I admire Brenda Niall as a biographer. She is deft and efficient, and attuned to the nuances of relationships.  She paints a broad canvas for her subjects, but also hones in on details that give definition to her subjects, helping you understand why this particular person was distinctive.  That said, I was somewhat startled by the abrupt ending of this volume. In fact,  I felt a little short-changed by both the introduction and the absence of a conclusion. While I know that her focus is on her four subjects, I found myself wishing that Brenda Niall herself had come back on stage to draw out further the contrasts and commonalities in these four lives.
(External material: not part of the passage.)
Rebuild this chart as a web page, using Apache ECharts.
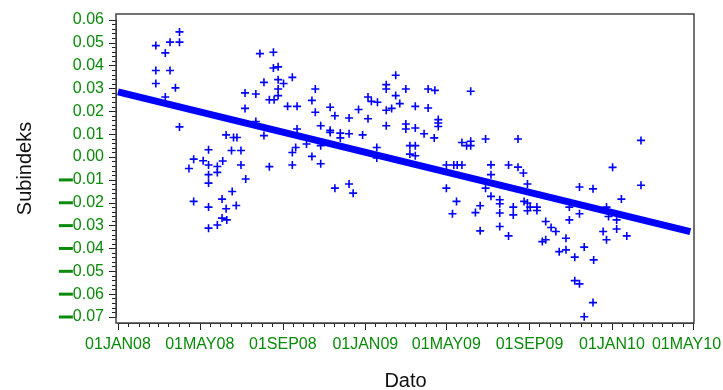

Sourced from: Yarra Plenty Regional Library

My rating: 8/10

aww2020

I have included this as part of the Australian Womens Writers Challenge 2020

5 responses to “‘Friends and Rivals’ by Brenda Niall

  1. I was quite startled by Niall’s censorious attitude to HHR…particularly over her remarks about HHR’s husband’s career being compromised by her demands. So often we come across women writers whose work is compromised by lack of support, and here we have one whose husband clearly recognised her genius and wanted to support her, but Niall seems to suggest that HHR should have denied herself that support. It’s bizarre.

  2. residentjudge

    Yes, there are so many examples of the converse, and it almost goes unremarked. Although it seems that she is conceptually linking HHR and Palmer as examples where one partner made sacrifices for the other.